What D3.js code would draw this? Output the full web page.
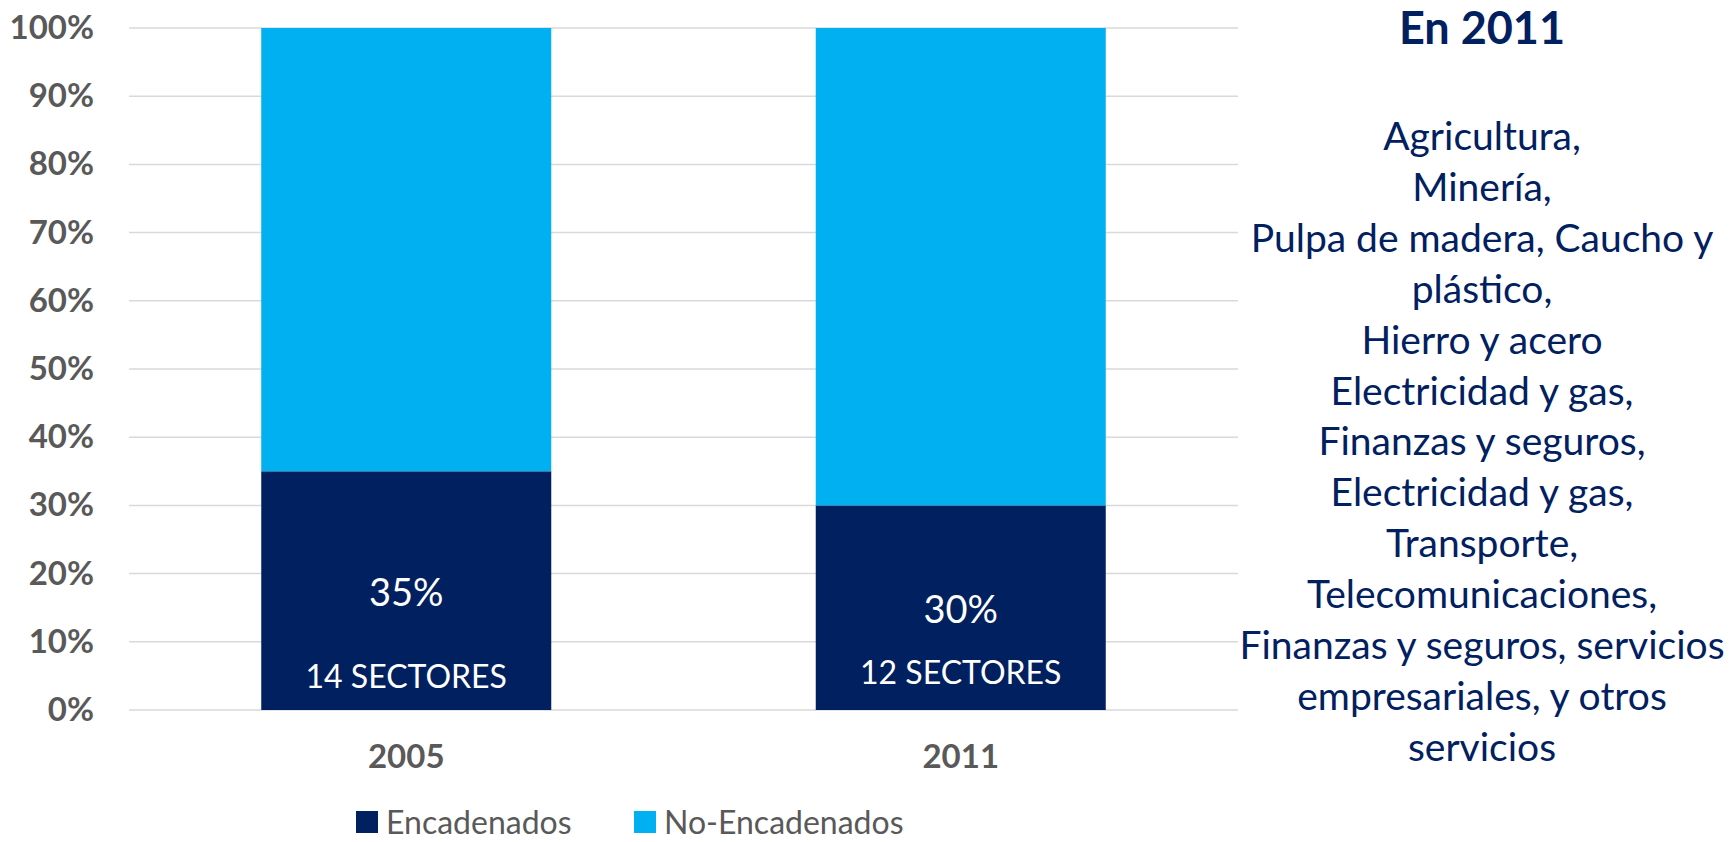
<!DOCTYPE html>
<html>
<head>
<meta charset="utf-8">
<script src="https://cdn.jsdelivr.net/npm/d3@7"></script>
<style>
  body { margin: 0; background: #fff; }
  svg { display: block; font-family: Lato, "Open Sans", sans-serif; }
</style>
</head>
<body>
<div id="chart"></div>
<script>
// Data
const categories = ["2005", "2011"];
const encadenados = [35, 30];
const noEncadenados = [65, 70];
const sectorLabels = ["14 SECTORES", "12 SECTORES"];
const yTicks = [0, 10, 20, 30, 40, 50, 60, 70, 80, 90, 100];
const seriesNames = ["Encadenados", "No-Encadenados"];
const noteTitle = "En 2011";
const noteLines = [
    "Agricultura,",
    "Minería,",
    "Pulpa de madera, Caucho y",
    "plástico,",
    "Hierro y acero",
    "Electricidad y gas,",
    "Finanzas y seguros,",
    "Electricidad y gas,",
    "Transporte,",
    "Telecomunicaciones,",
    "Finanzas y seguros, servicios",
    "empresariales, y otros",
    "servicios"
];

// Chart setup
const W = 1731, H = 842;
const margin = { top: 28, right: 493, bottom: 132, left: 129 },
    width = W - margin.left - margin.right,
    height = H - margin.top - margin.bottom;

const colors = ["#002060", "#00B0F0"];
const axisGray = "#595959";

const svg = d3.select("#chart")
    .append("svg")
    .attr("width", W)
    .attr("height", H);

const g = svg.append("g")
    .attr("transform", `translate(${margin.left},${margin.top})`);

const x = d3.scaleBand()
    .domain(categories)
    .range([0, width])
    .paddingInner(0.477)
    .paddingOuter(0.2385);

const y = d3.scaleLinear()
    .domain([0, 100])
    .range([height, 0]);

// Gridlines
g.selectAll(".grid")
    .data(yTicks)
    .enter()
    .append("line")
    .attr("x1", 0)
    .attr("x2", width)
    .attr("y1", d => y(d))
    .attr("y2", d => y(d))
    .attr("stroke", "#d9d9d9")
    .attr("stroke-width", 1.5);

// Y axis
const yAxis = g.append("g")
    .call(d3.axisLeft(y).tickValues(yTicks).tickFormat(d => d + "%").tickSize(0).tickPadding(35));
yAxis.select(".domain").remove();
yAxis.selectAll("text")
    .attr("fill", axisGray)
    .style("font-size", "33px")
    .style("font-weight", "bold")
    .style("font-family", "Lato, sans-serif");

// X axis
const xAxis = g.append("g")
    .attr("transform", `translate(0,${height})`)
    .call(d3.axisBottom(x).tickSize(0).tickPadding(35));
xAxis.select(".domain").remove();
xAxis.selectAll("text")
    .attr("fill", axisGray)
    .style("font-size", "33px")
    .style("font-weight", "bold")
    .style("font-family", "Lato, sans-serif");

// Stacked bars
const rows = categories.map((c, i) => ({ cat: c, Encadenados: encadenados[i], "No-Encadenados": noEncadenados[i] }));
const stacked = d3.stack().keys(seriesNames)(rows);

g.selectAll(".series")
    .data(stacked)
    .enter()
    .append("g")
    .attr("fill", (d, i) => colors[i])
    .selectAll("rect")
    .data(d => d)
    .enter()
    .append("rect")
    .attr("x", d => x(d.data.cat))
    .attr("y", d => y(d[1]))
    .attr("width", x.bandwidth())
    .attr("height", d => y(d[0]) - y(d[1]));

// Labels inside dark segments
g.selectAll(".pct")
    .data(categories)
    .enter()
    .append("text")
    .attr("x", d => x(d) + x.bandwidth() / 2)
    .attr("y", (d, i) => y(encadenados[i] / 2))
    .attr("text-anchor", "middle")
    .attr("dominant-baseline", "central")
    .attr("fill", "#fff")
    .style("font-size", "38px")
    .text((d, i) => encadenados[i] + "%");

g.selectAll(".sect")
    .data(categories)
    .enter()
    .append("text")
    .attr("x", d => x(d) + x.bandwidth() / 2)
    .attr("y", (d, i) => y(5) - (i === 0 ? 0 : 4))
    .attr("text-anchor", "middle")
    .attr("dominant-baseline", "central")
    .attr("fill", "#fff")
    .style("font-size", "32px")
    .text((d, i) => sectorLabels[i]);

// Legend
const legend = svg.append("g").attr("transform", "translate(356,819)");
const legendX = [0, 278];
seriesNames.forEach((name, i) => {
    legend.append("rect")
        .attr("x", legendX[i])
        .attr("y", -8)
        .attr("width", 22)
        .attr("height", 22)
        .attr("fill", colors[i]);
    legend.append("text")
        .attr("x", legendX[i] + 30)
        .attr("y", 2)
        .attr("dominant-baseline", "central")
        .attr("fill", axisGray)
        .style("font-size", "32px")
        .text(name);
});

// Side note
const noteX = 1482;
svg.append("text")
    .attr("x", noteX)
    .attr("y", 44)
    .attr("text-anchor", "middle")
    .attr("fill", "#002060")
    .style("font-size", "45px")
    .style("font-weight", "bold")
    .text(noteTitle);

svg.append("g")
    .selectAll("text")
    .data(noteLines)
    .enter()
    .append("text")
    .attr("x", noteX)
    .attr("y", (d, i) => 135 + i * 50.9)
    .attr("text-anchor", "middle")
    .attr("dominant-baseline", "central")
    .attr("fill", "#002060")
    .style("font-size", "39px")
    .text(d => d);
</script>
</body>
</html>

= = =

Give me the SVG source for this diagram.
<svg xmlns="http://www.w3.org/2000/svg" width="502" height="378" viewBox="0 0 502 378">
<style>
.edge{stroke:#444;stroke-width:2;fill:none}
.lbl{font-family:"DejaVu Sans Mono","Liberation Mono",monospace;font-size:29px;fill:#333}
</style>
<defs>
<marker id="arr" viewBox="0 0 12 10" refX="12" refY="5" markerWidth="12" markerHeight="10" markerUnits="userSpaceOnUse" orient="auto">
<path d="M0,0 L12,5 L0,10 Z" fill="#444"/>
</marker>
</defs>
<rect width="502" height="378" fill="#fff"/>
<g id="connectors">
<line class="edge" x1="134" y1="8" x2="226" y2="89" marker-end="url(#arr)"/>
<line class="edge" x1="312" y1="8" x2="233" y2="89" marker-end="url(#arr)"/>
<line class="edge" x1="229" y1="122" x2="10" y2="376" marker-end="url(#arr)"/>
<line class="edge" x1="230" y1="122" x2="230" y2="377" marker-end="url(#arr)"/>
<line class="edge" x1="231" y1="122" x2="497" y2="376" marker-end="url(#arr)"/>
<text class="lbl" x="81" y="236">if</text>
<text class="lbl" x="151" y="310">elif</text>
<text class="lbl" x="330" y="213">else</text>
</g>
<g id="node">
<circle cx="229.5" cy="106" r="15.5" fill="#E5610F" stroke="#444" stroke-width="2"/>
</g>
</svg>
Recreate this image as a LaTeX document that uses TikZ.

= = =

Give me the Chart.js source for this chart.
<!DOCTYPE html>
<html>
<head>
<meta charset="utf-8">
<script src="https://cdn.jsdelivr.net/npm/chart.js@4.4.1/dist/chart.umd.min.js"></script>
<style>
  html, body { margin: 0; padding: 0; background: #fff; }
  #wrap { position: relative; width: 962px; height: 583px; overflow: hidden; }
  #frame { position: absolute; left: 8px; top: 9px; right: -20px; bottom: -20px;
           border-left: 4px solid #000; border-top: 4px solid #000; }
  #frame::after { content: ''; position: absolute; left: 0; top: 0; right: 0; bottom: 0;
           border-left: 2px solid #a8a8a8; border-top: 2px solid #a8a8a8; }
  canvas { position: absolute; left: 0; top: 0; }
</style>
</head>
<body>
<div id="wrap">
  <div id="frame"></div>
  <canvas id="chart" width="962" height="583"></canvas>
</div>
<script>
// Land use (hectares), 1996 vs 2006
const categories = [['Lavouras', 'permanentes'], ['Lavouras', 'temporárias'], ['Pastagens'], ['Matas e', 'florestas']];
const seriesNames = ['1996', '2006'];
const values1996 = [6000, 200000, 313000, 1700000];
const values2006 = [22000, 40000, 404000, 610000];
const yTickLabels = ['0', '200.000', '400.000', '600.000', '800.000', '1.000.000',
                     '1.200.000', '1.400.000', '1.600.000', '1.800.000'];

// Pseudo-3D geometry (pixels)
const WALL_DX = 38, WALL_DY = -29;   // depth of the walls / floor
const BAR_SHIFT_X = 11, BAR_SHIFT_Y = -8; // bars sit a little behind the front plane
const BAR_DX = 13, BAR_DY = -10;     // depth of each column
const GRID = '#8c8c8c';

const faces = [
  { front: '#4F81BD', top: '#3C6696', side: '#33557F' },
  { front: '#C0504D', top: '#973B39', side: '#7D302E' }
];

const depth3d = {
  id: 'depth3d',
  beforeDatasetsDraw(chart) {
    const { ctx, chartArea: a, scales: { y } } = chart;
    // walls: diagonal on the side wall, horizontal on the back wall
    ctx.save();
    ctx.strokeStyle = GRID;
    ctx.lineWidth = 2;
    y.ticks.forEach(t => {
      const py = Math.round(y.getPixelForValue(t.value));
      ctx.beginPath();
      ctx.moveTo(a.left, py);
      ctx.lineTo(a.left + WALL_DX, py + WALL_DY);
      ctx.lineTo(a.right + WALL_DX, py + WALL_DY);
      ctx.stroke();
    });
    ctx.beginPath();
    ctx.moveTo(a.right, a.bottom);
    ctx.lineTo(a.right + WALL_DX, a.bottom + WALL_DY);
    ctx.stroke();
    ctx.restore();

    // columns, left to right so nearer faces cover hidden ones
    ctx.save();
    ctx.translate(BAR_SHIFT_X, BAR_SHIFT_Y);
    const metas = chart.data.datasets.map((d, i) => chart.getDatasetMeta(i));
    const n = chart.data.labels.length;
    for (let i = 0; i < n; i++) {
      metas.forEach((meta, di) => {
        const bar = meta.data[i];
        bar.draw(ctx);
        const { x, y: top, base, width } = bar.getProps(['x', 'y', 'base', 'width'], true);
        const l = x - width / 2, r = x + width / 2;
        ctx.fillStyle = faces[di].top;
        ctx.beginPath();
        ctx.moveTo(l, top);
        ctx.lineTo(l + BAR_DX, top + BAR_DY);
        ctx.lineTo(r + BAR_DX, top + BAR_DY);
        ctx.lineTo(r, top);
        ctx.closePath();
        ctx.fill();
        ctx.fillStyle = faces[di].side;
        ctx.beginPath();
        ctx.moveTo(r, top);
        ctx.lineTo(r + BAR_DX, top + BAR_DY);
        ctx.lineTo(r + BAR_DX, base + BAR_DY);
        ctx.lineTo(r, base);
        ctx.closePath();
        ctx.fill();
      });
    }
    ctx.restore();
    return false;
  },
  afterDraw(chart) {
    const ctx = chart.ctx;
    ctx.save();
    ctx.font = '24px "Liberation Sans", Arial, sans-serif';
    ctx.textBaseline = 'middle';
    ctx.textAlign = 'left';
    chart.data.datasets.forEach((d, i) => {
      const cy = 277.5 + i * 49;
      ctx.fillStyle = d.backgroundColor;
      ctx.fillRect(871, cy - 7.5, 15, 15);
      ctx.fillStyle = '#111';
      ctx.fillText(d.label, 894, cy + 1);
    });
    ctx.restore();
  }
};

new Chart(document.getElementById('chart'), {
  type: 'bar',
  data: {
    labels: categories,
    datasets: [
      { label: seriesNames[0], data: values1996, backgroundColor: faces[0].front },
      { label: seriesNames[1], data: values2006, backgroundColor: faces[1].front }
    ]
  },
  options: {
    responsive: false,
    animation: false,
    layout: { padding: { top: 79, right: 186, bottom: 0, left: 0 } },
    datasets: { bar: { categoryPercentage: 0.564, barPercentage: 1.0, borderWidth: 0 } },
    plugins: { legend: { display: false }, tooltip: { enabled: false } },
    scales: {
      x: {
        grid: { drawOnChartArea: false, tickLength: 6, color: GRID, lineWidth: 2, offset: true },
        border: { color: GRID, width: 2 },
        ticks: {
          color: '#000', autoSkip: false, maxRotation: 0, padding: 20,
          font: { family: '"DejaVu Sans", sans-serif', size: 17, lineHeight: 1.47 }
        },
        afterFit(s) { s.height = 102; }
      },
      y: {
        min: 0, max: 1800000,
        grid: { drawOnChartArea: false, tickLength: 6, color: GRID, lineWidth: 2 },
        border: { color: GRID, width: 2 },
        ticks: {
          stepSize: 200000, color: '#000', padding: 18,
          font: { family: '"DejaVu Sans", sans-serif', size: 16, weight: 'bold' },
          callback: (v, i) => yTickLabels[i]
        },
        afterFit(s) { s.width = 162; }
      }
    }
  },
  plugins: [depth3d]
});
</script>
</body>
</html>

= = =

--- Written request ---
Select all lines with the word "source" from the entries above.

--- Solution to this problem ---
Give me the SVG source for this diagram.
Give me the Chart.js source for this chart.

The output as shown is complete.